## THE REQUEST
Where the data below has the string "picture", return the whole line.

[Begin DATA SHOWN]

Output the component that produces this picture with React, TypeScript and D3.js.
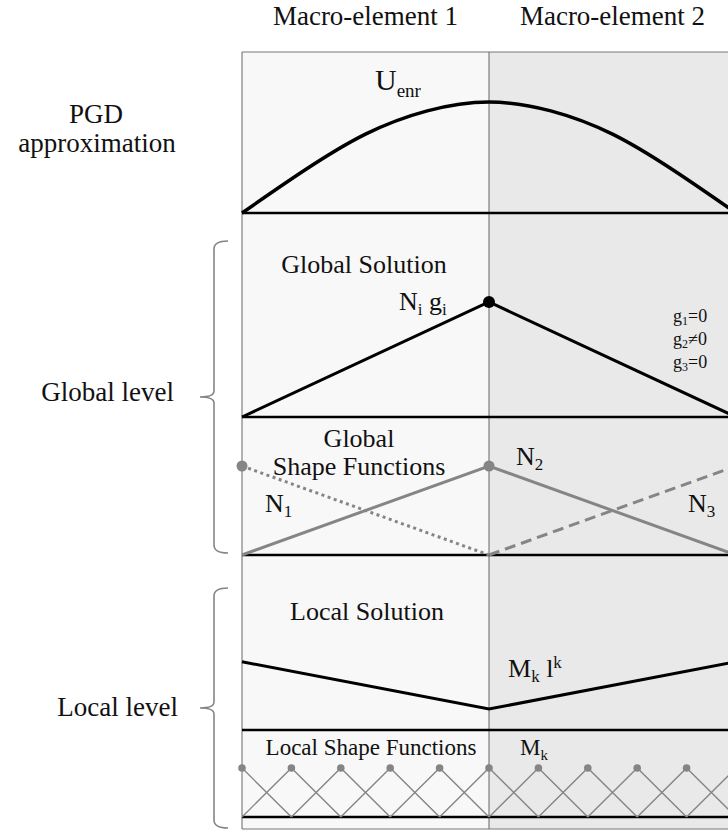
import React from 'react';
import * as d3 from 'd3';

// header + row labels
const macroLabels = ['Macro-element 1', 'Macro-element 2'];
const macroCentres = [0.5, 1.5];

// enriched PGD mode U_enr
const enrX = [0, 0.25, 0.5, 0.75, 1, 1.25, 1.5, 1.75, 2];
const enrU = [0, 0.38, 0.71, 0.92, 1, 0.92, 0.71, 0.38, 0];

// global level: nodes, nodal values g_i and shape functions
const globalNodes = [0, 1, 2];
const globalG = [0, 1, 0];
const shapeN1 = [1, 0, 0];
const shapeN2 = [0, 1, 0];
const shapeN3 = [0, 0, 1];
const gLabels = [
  { g: '1', rel: '=0' },
  { g: '2', rel: '≠0' },
  { g: '3', rel: '=0' },
];

// local level: solution and fine nodes
const localSolution = [0.39, 0.12, 0.39];
const localNodes = [0, 0.2, 0.4, 0.6, 0.8, 1, 1.2, 1.4, 1.6, 1.8, 2];

const W = 728;
const H = 833;
const FONT = "'Liberation Serif', 'DejaVu Serif', serif";
const GREY = '#858585';

const x = d3.scaleLinear().domain([0, 2]).range([242, 736]);

// one y scale per strip: 0 at the strip baseline, 1 at the peak
const yPgd = d3.scaleLinear().domain([0, 1]).range([213, 102]);
const yGlob = d3.scaleLinear().domain([0, 1]).range([417, 302]);
const yShape = d3.scaleLinear().domain([0, 1]).range([555, 466]);
const yLoc = d3.scaleLinear().domain([0, 1]).range([730, 555]);
const yHat = d3.scaleLinear().domain([0, 1]).range([817, 768]);

const strips = [213, 417, 555, 730, 817];

type P = [number, number];

function lineFor(ys: d3.ScaleLinear<number, number>, curve = d3.curveLinear) {
  return d3
    .line<P>()
    .x(d => x(d[0]))
    .y(d => ys(d[1]))
    .curve(curve);
}

function zip(xs: number[], vs: number[]): P[] {
  return xs.map((v, i) => [v, vs[i]] as P);
}

// keep only the support of a hat function (nonzero value or a nonzero neighbour)
function support(xs: number[], vs: number[]): P[] {
  return zip(xs, vs).filter(
    (_, i) => vs[i] !== 0 || vs[i - 1] > 0 || vs[i + 1] > 0
  );
}

function brace(x0: number, top: number, bottom: number) {
  const mid = (top + bottom) / 2;
  const bx = x0 + 14;
  const ex = x0 + 28;
  return `M${ex},${top} Q${bx},${top} ${bx},${top + 8} L${bx},${mid - 6} Q${bx},${mid} ${x0},${mid} Q${bx},${mid} ${bx},${mid + 6} L${bx},${bottom - 8} Q${bx},${bottom} ${ex},${bottom}`;
}

const App: React.FC = () => {
  const pgdLine = lineFor(yPgd, d3.curveNatural)(zip(enrX, enrU)) || '';
  const globLine = lineFor(yGlob)(zip(globalNodes, globalG)) || '';
  const n1 = lineFor(yShape)(support(globalNodes, shapeN1)) || '';
  const n2 = lineFor(yShape)(support(globalNodes, shapeN2)) || '';
  const n3 = lineFor(yShape)(support(globalNodes, shapeN3)) || '';
  const locLine = lineFor(yLoc)(zip(globalNodes, localSolution)) || '';
  const hat = lineFor(yHat);

  const hats = localNodes.map((n, i) => {
    const pts: P[] = [];
    if (i > 0) pts.push([localNodes[i - 1], 0]);
    pts.push([n, 1]);
    if (i < localNodes.length - 1) pts.push([localNodes[i + 1], 0]);
    return hat(pts) || '';
  });

  return (
    <svg
      width={W}
      height={H}
      style={{ position: 'absolute', left: 0, top: 0, background: '#fff', fontFamily: FONT }}
      fill="#111"
    >
      {/* macro-element backgrounds */}
      <rect x={x(0)} y={52} width={x(1) - x(0)} height={829 - 52} fill="#f8f8f8" />
      <rect x={x(1)} y={52} width={x(2) - x(1)} height={829 - 52} fill="#e9e9e9" />
      <line x1={x(0)} x2={x(2)} y1={52} y2={52} stroke="#777" strokeWidth={1} />
      <line x1={x(0)} x2={x(2)} y1={829} y2={829} stroke="#777" strokeWidth={1} />
      {[0, 1].map(v => (
        <line key={v} x1={x(v)} x2={x(v)} y1={52} y2={829} stroke="#666" strokeWidth={1} />
      ))}

      {/* strip baselines */}
      {strips.map(s => (
        <line key={s} x1={x(0)} x2={x(2)} y1={s} y2={s} stroke="#000" strokeWidth={2.5} />
      ))}

      {/* headers */}
      {macroLabels.map((l, i) => (
        <text key={l} x={x(macroCentres[i])} y={25} textAnchor="middle" fontSize={27}>
          {l}
        </text>
      ))}

      {/* left row labels */}
      <text x={96} y={123} textAnchor="middle" fontSize={27}>PGD</text>
      <text x={97} y={152} textAnchor="middle" fontSize={27}>approximation</text>
      <text x={174} y={401} textAnchor="end" fontSize={27}>Global level</text>
      <text x={178} y={716} textAnchor="end" fontSize={27}>Local level</text>
      <path d={brace(200, 241, 553)} fill="none" stroke={GREY} strokeWidth={1.6} />
      <path d={brace(200, 588, 828)} fill="none" stroke={GREY} strokeWidth={1.6} />

      {/* PGD approximation */}
      <path d={pgdLine} fill="none" stroke="#000" strokeWidth={3.5} />
      <text x={375} y={90} fontSize={30}>
        U<tspan dy={7} fontSize={19}>enr</tspan>
      </text>

      {/* global solution */}
      <text x={364} y={273} textAnchor="middle" fontSize={26}>Global Solution</text>
      <path d={globLine} fill="none" stroke="#000" strokeWidth={3} />
      <circle cx={x(1)} cy={yGlob(1)} r={6} fill="#000" />
      <text x={399} y={310} fontSize={26}>
        N<tspan dy={5} fontSize={17}>i</tspan>
        <tspan dy={-5}> g</tspan>
        <tspan dy={5} fontSize={17}>i</tspan>
      </text>
      {gLabels.map((g, i) => (
        <text key={g.g} x={673} y={322 + i * 23} fontSize={18}>
          g<tspan dy={3} fontSize={12}>{g.g}</tspan>
          <tspan dy={-3}>{g.rel}</tspan>
        </text>
      ))}

      {/* global shape functions */}
      <path d={n1} fill="none" stroke={GREY} strokeWidth={3} strokeDasharray="3,3.5" />
      <path d={n2} fill="none" stroke={GREY} strokeWidth={3} />
      <path d={n3} fill="none" stroke={GREY} strokeWidth={3} strokeDasharray="11,6" />
      {globalNodes.map(n => (
        <circle key={n} cx={x(n)} cy={yShape(1)} r={5.5} fill={GREY} />
      ))}
      <text x={359} y={447} textAnchor="middle" fontSize={26}>Global</text>
      <text x={359} y={475} textAnchor="middle" fontSize={26}>Shape Functions</text>
      <text x={265} y={512} fontSize={26}>
        N<tspan dy={5} fontSize={17}>1</tspan>
      </text>
      <text x={516} y={465} fontSize={26}>
        N<tspan dy={5} fontSize={17}>2</tspan>
      </text>
      <text x={688} y={512} fontSize={26}>
        N<tspan dy={5} fontSize={17}>3</tspan>
      </text>

      {/* local solution */}
      <text x={367} y={620} textAnchor="middle" fontSize={26}>Local Solution</text>
      <path d={locLine} fill="none" stroke="#000" strokeWidth={3} />
      <text x={508} y={677} fontSize={26}>
        M<tspan dy={5} fontSize={17}>k</tspan>
        <tspan dy={-5}> l</tspan>
        <tspan dy={-9} fontSize={17}>k</tspan>
      </text>

      {/* local shape functions */}
      {hats.map((d, i) => (
        <path key={i} d={d} fill="none" stroke={GREY} strokeWidth={1.4} />
      ))}
      {localNodes.map(n => (
        <circle key={n} cx={x(n)} cy={yHat(1)} r={3.8} fill={GREY} />
      ))}
      <text x={371} y={755} textAnchor="middle" fontSize={23}>Local Shape Functions</text>
      <text x={520} y={755} fontSize={23}>
        M<tspan dy={5} fontSize={15}>k</tspan>
      </text>
    </svg>
  );
};

export default App;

[End DATA SHOWN]

## ANSWER IN FULL
Output the component that produces this picture with React, TypeScript and D3.js.

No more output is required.